Relevance Of KYC Norms For Borrowers
The Know Your Customer (KYC) policy is an essential part of banking operations, regardless of whether you want to open an account or get a loan. The Section 35A of The Banking Regulation Act, 1949, has clearly stipulated the customer identification guidelines governing the KYC and Anti-Money Laundering (AML) activities.
If you are a home loan aspirant, you must understand the relevance and gravity of the KYC activity.
MakaaniQ tells you more about the relevance of KYC, as an important banking policy.
What is KYC?
Will you ever lend to, or borrow money from someone you do not know? You almost certainly will not, and if you know why it is easy to understand the significance of KYC.
KYC is the process of verifying the identity of customers to prevent identity theft, money laundering, financial fraud and other illegal activities. Banks frame their KYC policies incorporating these four key elements: -
- Customer Acceptance policy (Bank guidelines are in place and adhered to, for accepting prospective customers)
- Customer Identification procedures (Verifying the identity of customers using documents acceptable as proof of identity and proof of address)
- Monitoring of Transactions (Identification regular activities and activities outside the regular activity pattern of customers)
- Risk Management (Establishing procedures to manage risks)
The process of KYC involves establishing and verifying reliable identity proof documents such as Passport, PAN Card, Voter's identity card, Driving License, Ration Card, Aadhaar card, Bank Passbook, Utility Bills, Rent Agreement and Notarised Affidavits.
The KYC procedure for home loan buyers
The KYC check is used as the first step by the lender while assessing your home loan application. He will ensure that all your KYC documents are in order. Every minute detail and information (related to identity and address proof) is crosschecked from the independent source document (i.e. identity and address proofs). It is mandatory that banks establish the identity and contractibility of every prospective home loan buyer by ascertaining his identity, age, place of residence etc. All primary details are checked and cross verified through various reliable sources and official documents.
As a part of the home loan process, banks, and financial institutions also initiate residence and office address verifications. They also verify the authenticity of original documents through empaneled agencies. These measures are to determine the authenticity of the prospective home loan customer. Loan officers also arrange personal discussion meetings with customers and their family and colleagues to establish the degree of truthfulness of their claims and needs.
The set of KYC documents vary for different types of home loan customers like individuals, partnership firms, companies and Trusts. For non-individuals, lenders will obtain identification proof to verify the legal status of the entity, authorised signatories and beneficial operators/ owners of the account.
A recent passport sized photograph and signature also form an important part of the KYC process.
If there was any change in your residential address, proof to this effect must be in records. You must present this while applying for the home loan. The permanent address proof is really important if you have been changing the house you rented frequently in the recent past.

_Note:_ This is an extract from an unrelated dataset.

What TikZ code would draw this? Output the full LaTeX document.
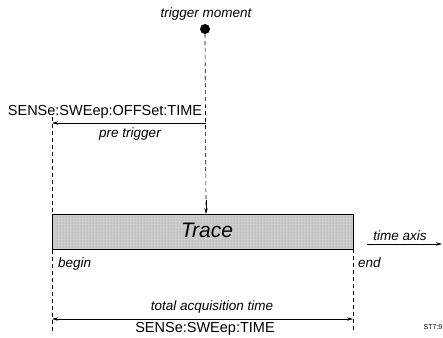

Similarly, proof to the effect that you have to change your surname after marriage also plays an important role in KYC process.
A mismatch in the signature in the home loan agreement and identity proofs (like PAN Card) can also land you in trouble. It is better to fill up the home loan application form on your own. The Direct Sales Agent (DSA) or any other person should NOT fill it. For many banking transactions, a mismatch in 'signature' is not a trivial thing.
The KYC procedures are done for co-applicants and mandate holders as well while assessing a home loan application.